书名引用:KateGregory, AdeMiller. C++ AMP:用Visual C++加速大规模并行计算[M]. 人民邮电出版社, 2014.

就是把通常在CPU上的独立计算的循环放到GPU去加速,GPU为每一个计算单元都分配一个线程,比如c[1000]=a[1000]+b[1000],GPU分配1000个计算线程同时进行计算,AMP支持一维、二维、三维的矩阵运算,基本的数学函数库运算,甚至可以FFT。(AMPFFT库我暂时没调通,就没用上)


For example, you might want to add {1, 2,3, 4, 5} and {6, 7, 8, 9, 10} to obtain {7, 9, 11, 13, 15}.

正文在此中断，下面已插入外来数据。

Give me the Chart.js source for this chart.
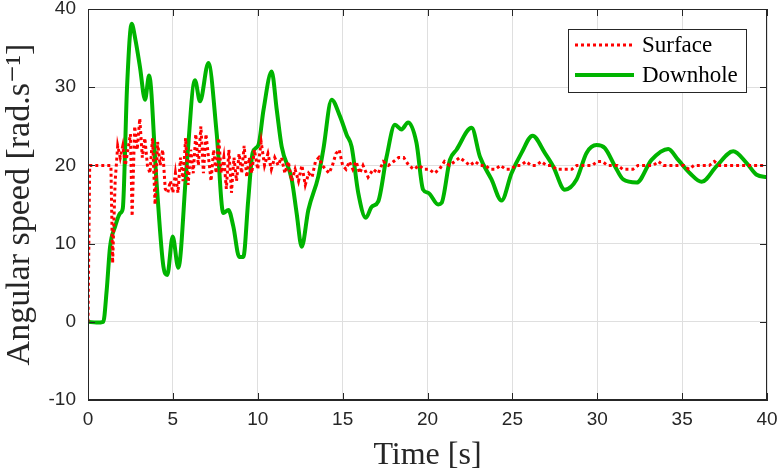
<!DOCTYPE html>
<html>
<head>
<meta charset="utf-8">
<script src="https://cdn.jsdelivr.net/npm/chart.js@4.4.1/dist/chart.umd.min.js"></script>
<style>
  html, body { margin: 0; padding: 0; background: #fff; }
  #wrap { width: 778px; height: 475px; }
</style>
</head>
<body>
<div id="wrap"><canvas id="speedChart" width="778" height="475"></canvas></div>
<script>
// Surface angular speed (red dotted)
const surfaceTime = [0, 0.1, 0.5, 1.0, 1.35, 1.45, 1.6, 1.75, 1.9, 2.05, 2.2, 2.35, 2.5, 2.6, 2.75, 2.9, 3.05, 3.2, 3.35, 3.5,
  3.65, 3.8, 3.95, 4.1, 4.25, 4.4, 4.55, 4.7, 4.85, 5.0, 5.15, 5.3, 5.45, 5.6, 5.75, 5.9, 6.05, 6.2, 6.35, 6.5,
  6.65, 6.8, 6.95, 7.1, 7.25, 7.4, 7.55, 7.7, 7.85, 8.0, 8.15, 8.3, 8.45, 8.6, 8.75, 8.9, 9.05, 9.2, 9.35, 9.5,
  9.65, 9.8, 10.0, 10.2, 10.4, 10.6, 10.8, 11.0, 11.2, 11.4, 11.6, 11.8, 12.0, 12.2, 12.4, 12.6, 12.8, 13.0, 13.2, 13.4,
  13.6, 13.8, 14.0, 14.2, 14.4, 14.6, 14.8, 15.0, 15.2, 15.4, 15.6, 15.8, 16.0, 16.2, 16.5, 16.8, 17.1, 17.4, 17.7, 18.0,
  18.3, 18.6, 18.9, 19.2, 19.5, 19.8, 20.1, 20.4, 20.7, 21.0, 21.3, 21.6, 21.9, 22.2, 22.5, 22.8, 23.1, 23.4, 23.7, 24.0,
  24.3, 24.6, 24.9, 25.2, 25.5, 25.8, 26.1, 26.4, 26.7, 27.0, 27.3, 27.6, 27.9, 28.2, 28.5, 28.8, 29.1, 29.4, 29.7, 30.0,
  30.3, 30.6, 30.9, 31.2, 31.5, 31.8, 32.1, 32.4, 32.7, 33.0, 33.3, 33.6, 33.9, 34.2, 34.5, 34.8, 35.1, 35.4, 35.7, 36.0,
  36.3, 36.6, 36.9, 37.2, 37.5, 37.8, 38.1, 38.4, 38.7, 39.0, 39.3, 39.6, 40.0];
const surfaceSpeed = [0, 20, 20, 20, 20, 7.5, 18, 22.5, 21, 22.5, 20, 22, 24, 13.5, 25, 22, 26, 21, 23.5, 20,
  19, 23.5, 15, 23, 20, 22, 17, 16.5, 18, 16.5, 19, 16.5, 21, 18, 23.5, 17.5, 22, 19, 24, 20,
  25, 19, 24, 21, 18, 22, 19, 23.5, 19, 21, 17, 22, 16.5, 21, 18, 21.5, 19, 22.5, 18.5, 21,
  19, 22, 19.5, 23, 20, 21.5, 19.5, 21, 20, 21, 19, 20.5, 18, 19.5, 18, 20, 17.5, 19, 18.5, 20.5,
  21, 20, 19.5, 19, 20, 21.5, 22, 20, 19.5, 20.5, 19.5, 20.5, 19, 20, 18.5, 19.5, 19, 20.5, 20, 20.5,
  21, 21, 20, 19.5, 20, 19.5, 19.5, 19, 19.5, 20.5, 20, 20.5, 21, 20.5, 20, 20.5, 20, 20, 19.5, 19.5,
  20, 19.5, 19.5, 20, 20, 20.5, 20, 20, 20.5, 20, 20, 19.5, 19.5, 19.5, 19.5, 20, 20, 20, 20, 20.5,
  20.5, 20, 20, 20, 19.5, 19.5, 19.5, 20, 20, 20, 20, 20.5, 20, 20, 20, 20, 20, 19.5, 20, 20,
  20, 20, 20.5, 20, 20, 20, 20, 20, 20, 20, 20, 20, 20];

// Downhole angular speed (green solid)
const downholeTime = [0, 0.5, 0.9, 1.1, 1.3, 1.6, 1.9, 2.05, 2.3, 2.57, 2.8, 3.06, 3.36, 3.6, 4.04, 4.44, 4.67, 4.99, 5.32, 5.81,
  6.3, 6.6, 7.09, 7.58, 7.97, 8.27, 8.56, 8.91, 9.15, 9.44, 9.7, 10.04, 10.34, 10.82, 11.12, 11.41, 12.0, 12.29, 12.59, 12.98,
  13.57, 13.86, 14.35, 14.84, 15.24, 15.53, 15.92, 16.37, 16.71, 17.1, 17.59, 18.08, 18.47, 18.86, 19.35, 19.74, 20.04, 20.63, 20.83, 21.32,
  21.71, 22.6, 23.09, 23.77, 24.36, 24.95, 25.54, 26.19, 26.91, 27.4, 28.09, 28.78, 29.37, 29.96, 30.45, 31.04, 31.53, 32.32, 33.2, 34.18,
  34.77, 35.46, 36.15, 37.03, 38.01, 38.8, 39.39, 40];
const downholeSpeed = [0, -0.1, 0, 4, 9.6, 12.2, 13.9, 14.5, 30, 38.1, 36, 32.6, 28.4, 31.5, 17.8, 7.1, 6.0, 10.9, 6.9, 19.9,
  30.9, 28.2, 33.1, 24.1, 13.9, 14.3, 12.2, 8.3, 8.3, 15.6, 21.6, 22.6, 27.1, 32.0, 27.1, 22.4, 18.2, 13.9, 9.6, 14.3,
  18.6, 22.0, 28.4, 26.3, 23.9, 22.4, 16.5, 13.3, 14.7, 15.4, 21.1, 25.2, 24.6, 25.5, 22.9, 16.9, 16.5, 15.0, 15.2, 20.7,
  22.0, 24.8, 21.1, 18.2, 15.5, 19.0, 21.6, 23.8, 21.6, 19.9, 16.9, 18.2, 21.6, 22.6, 22.2, 19.9, 18.2, 17.8, 20.7, 22.1,
  20.7, 19.0, 17.9, 19.9, 21.8, 20.3, 18.8, 18.5];

const xTicks = [0, 5, 10, 15, 20, 25, 30, 35, 40];
const yTicks = [-10, 0, 10, 20, 30, 40];

const axisColor = '#262626';
const serif = '"Liberation Serif", "DejaVu Serif", serif';
const sans = '"Liberation Sans", Arial, sans-serif';

function toPoints(xs, ys) {
  return xs.map((x, i) => ({ x: x, y: ys[i] }));
}

// frame on top/right, inward ticks, legend box
const matlabLook = {
  id: 'matlabLook',
  afterDraw(chart) {
    const ctx = chart.ctx;
    const a = chart.chartArea;
    const xs = chart.scales.x, ys = chart.scales.y;
    ctx.save();
    ctx.strokeStyle = axisColor;
    ctx.lineWidth = 1;
    ctx.strokeRect(a.left + 0.5, a.top + 0.5, a.right - a.left - 1, a.bottom - a.top - 1);
    ctx.beginPath();
    xTicks.forEach(v => {
      const px = Math.round(xs.getPixelForValue(v)) + 0.5;
      ctx.moveTo(px, a.bottom); ctx.lineTo(px, a.bottom - 7);
      ctx.moveTo(px, a.top); ctx.lineTo(px, a.top + 7);
    });
    yTicks.forEach(v => {
      const py = Math.round(ys.getPixelForValue(v)) + 0.5;
      ctx.moveTo(a.left, py); ctx.lineTo(a.left + 7, py);
      ctx.moveTo(a.right, py); ctx.lineTo(a.right - 7, py);
    });
    ctx.stroke();

    // legend
    const bx = 568, by = 29, bw = 178, bh = 63;
    ctx.fillStyle = '#fff';
    ctx.fillRect(bx, by, bw, bh);
    ctx.strokeRect(bx + 0.5, by + 0.5, bw, bh);
    const rows = [45, 75];
    chart.data.datasets.forEach((ds, i) => {
      ctx.beginPath();
      ctx.strokeStyle = ds.borderColor;
      ctx.lineWidth = ds.borderWidth;
      ctx.setLineDash(ds.borderDash || []);
      ctx.moveTo(575, rows[i]);
      ctx.lineTo(634, rows[i]);
      ctx.stroke();
      ctx.setLineDash([]);
      ctx.fillStyle = '#000';
      ctx.font = '23px ' + serif;
      ctx.textBaseline = 'middle';
      ctx.textAlign = 'left';
      ctx.fillText(ds.label, 642, rows[i] + 1);
    });
    ctx.restore();
  }
};

new Chart(document.getElementById('speedChart'), {
  type: 'line',
  data: {
    datasets: [{
      label: 'Surface',
      data: toPoints(surfaceTime, surfaceSpeed),
      borderColor: '#ff0000',
      borderWidth: 3,
      borderDash: [3, 3],
      borderCapStyle: 'butt',
      pointRadius: 0,
      tension: 0
    }, {
      label: 'Downhole',
      data: toPoints(downholeTime, downholeSpeed),
      borderColor: '#00b400',
      borderWidth: 4,
      pointRadius: 0,
      cubicInterpolationMode: 'monotone'
    }]
  },
  options: {
    responsive: false,
    animation: false,
    layout: { padding: { top: 9, right: 11, left: 0, bottom: 0 } },
    plugins: { legend: { display: false }, tooltip: { enabled: false } },
    scales: {
      x: {
        type: 'linear',
        min: 0, max: 40,
        afterBuildTicks: s => { s.ticks = xTicks.map(v => ({ value: v })); },
        afterFit: s => { s.height = 75; s.paddingLeft = 0; s.paddingRight = 0; },
        grid: { color: '#dfdfdf', drawTicks: false },
        border: { color: axisColor },
        ticks: { color: axisColor, padding: 8, maxRotation: 0, font: { family: sans, size: 19 } },
        title: { display: true, text: 'Time [s]', color: axisColor, padding: { top: 0, bottom: 0 }, font: { family: serif, size: 32 } }
      },
      y: {
        min: -10, max: 40,
        afterBuildTicks: s => { s.ticks = yTicks.map(v => ({ value: v })); },
        afterFit: s => { s.width = 88; s.paddingTop = 0; s.paddingBottom = 0; },
        grid: { color: '#dfdfdf', drawTicks: false },
        border: { color: axisColor },
        ticks: { color: axisColor, padding: 12, font: { family: sans, size: 19 } },
        title: { display: true, text: 'Angular speed [rad.s\u207B\u00B9]', color: axisColor, padding: { top: 0, bottom: 3 }, font: { family: serif, size: 34 } }
      }
    }
  },
  plugins: [matlabLook]
});
</script>
</body>
</html>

不使用C++AMP,通常的写法就是用循环遍历数组得到每一个值:




#include <iostream>  
  
void StandardMethod() {  
  
    int aCPP[] = {1, 2, 3, 4, 5};  
    int bCPP[] = {6, 7, 8, 9, 10};  
    int sumCPP[5];  
  
    for (int idx = 0; idx < 5; idx++)  
    {  
        sumCPP[idx] = aCPP[idx] + bCPP[idx];  
    }  
  
    for (int idx = 0; idx < 5; idx++)  
    {  
        std::cout << sumCPP[idx] << "\n";  
    }  
}  

 

Using C++ AMP, you might write thefollowing code instead:

#include <amp.h>  
#include <iostream>  
using namespace concurrency;  
  
const int size = 5;  
  
void CppAmpMethod() {  
    int aCPP[] = {1, 2, 3, 4, 5};  
    int bCPP[] = {6, 7, 8, 9, 10};  
    int sumCPP[size];  
  
    // Create C++ AMP objects.  
    array_view<const int, 1> a(size, aCPP);  
    array_view<const int, 1> b(size, bCPP);  
    array_view<int, 1> sum(size, sumCPP);  
    sum.discard_data();  
  
    parallel_for_each(   
        // Define the compute domain, which is the set of threads that are created.  
        sum.extent,   
        // Define the code to run on each thread on the accelerator.  
 [=](index<1> idx) restrict(amp)  
    {  
        sum[idx] = a[idx] + b[idx];  
    }  
    );  
  
    // Print the results. The expected output is "7, 9, 11, 13, 15".  
    for (int i = 0; i < size; i++) {  
        std::cout << sum[i] << "\n";  
    }  
}  

下面笔记摘录自图书:KateGregory, AdeMiller. C++ AMP:用Visual C++加速大规模并行计算[M]. 人民邮电出版社, 2014.

第三章C++AMP基础

  1. array<T,N>
  2. accelerator 与 accelerator_view
  3. index<N>
  4. extent<N>
  5. array_view<T,N>
  6. parallel_for_each
  7. restrict(amp)

这些都类模板很标识符

在CPU和GPU直接赋值数据

数学库函数

3.1

array<T,N>

array模板位于concurrency命名空间,有两个参数T和N,T是Type:即该集合元素的类型;N是正整数,即维度,或秩,一般为1,2,3维。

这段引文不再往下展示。